The Birmingham program depends partly on volunteer labor, which has been key to making it work, Brook says. Volunteers are recruited from the schools of medicine and of public health at the University of Alabama at Birmingham. Working alongside paid outreach workers from TB control, the volunteers visit four men’s night shelters in the city four times a year. Plans call for expanding the visits to include two women’s shelters, she says.

"Visiting four shelters four times each a year may not sound like a lot of work, but it is," she adds. Visits have to be scheduled late in the day, when outreach workers ordinarily would be ending a long day on the streets; and the worse the weather, the better the yield because homeless people are most likely to turn out in search of shelter when it’s wet and cold.

Why sputum and not skin testing

The decision to begin screening the city’s homeless population (and to use sputum collection as the means for doing it) was based on a number of factors, says Brook. "We had several cases [among homeless people]. When we tried to do contact investigation, we found it was almost impossible."

Once the decision to begin targeted screening was made, there was the matter of how to go about it. Offering chest X-rays wasn’t feasible, not least because the county doesn’t own a portable X-ray machine. Skin testing didn’t seem to be a good choice, either. "We tried skin testing, but there was the problem of having to go back and read the tests," Brook says. "[Skin testing] takes a lot of time; plus, without documentation, what were we to do with people who’d test positive but who told us their skin test had looked the same way last time?"

Workers and volunteers began collecting sputum samples in 1996, with the program starting rather slowly due to personnel turnover and assorted funding problems.

Controllers rotate shelter visits

A citywide shelter policy prohibits guests from staying more than five days in a row at the same facility, so in theory, everyone should pass through each shelter sooner or later. But some people patronize one shelter exclusively, even if that means going without a bed some nights; plus, clients enrolled in substance abuse programs stay in the same place until they finish treatment. So TB controllers decided to visit at least four of the city’s six major shelters four times a year.

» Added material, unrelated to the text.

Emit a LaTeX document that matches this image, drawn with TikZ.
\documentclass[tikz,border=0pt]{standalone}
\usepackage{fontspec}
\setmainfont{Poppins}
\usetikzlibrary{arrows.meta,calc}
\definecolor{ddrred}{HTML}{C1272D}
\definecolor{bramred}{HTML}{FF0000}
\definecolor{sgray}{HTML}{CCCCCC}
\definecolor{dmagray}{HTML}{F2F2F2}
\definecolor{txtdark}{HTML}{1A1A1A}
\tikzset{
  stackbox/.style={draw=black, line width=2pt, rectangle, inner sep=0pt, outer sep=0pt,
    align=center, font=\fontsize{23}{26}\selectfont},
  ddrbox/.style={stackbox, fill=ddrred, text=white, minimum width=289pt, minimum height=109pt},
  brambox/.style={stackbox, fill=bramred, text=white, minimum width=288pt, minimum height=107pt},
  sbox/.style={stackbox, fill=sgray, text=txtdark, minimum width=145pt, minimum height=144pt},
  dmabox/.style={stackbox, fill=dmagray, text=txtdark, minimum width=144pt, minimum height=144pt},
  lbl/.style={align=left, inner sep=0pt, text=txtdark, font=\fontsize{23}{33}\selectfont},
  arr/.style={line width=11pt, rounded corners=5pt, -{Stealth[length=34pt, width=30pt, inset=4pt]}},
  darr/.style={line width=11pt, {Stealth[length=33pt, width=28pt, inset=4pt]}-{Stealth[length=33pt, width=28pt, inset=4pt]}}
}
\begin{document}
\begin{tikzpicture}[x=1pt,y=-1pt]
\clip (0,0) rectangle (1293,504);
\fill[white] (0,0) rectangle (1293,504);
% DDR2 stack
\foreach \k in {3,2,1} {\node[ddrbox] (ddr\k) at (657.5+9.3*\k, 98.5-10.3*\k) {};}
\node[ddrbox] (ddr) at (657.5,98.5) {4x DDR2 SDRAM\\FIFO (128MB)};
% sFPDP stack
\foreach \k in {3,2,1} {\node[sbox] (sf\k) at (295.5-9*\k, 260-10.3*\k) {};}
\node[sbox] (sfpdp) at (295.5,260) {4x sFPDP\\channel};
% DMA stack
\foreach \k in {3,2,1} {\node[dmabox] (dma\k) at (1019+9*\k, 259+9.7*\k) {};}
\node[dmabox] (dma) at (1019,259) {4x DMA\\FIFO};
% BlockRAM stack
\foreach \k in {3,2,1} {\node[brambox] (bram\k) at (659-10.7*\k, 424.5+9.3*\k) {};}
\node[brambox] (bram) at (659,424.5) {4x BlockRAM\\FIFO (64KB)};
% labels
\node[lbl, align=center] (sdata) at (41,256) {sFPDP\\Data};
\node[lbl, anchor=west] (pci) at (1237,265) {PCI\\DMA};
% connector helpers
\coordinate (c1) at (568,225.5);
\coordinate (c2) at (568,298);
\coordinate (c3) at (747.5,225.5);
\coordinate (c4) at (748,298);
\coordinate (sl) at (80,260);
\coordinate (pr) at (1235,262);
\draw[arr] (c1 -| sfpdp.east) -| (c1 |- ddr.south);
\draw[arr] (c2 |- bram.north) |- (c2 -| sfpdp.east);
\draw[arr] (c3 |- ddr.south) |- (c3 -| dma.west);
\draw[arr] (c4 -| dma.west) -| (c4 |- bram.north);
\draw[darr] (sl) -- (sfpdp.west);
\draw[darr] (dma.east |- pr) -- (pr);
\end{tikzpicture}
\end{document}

Outreach workers and volunteers work from 5:30 p.m. to 7 p.m., screening between 30 and 60 people. The procedure includes some history- taking — what shelters the men have stayed at recently, for how long, and how long they’ve been in the shelter system.

Once the survey is completed, shelter clients go back outside, usually to a station set up at the rear entrance of the shelter, for sputum collection. Hardly anyone has a problem producing a sample, Brook says. Turnaround time for lab results is quick, usually no more than two days. "It’s a time-consuming process," she says. "But we are getting yields, so it’s worth it."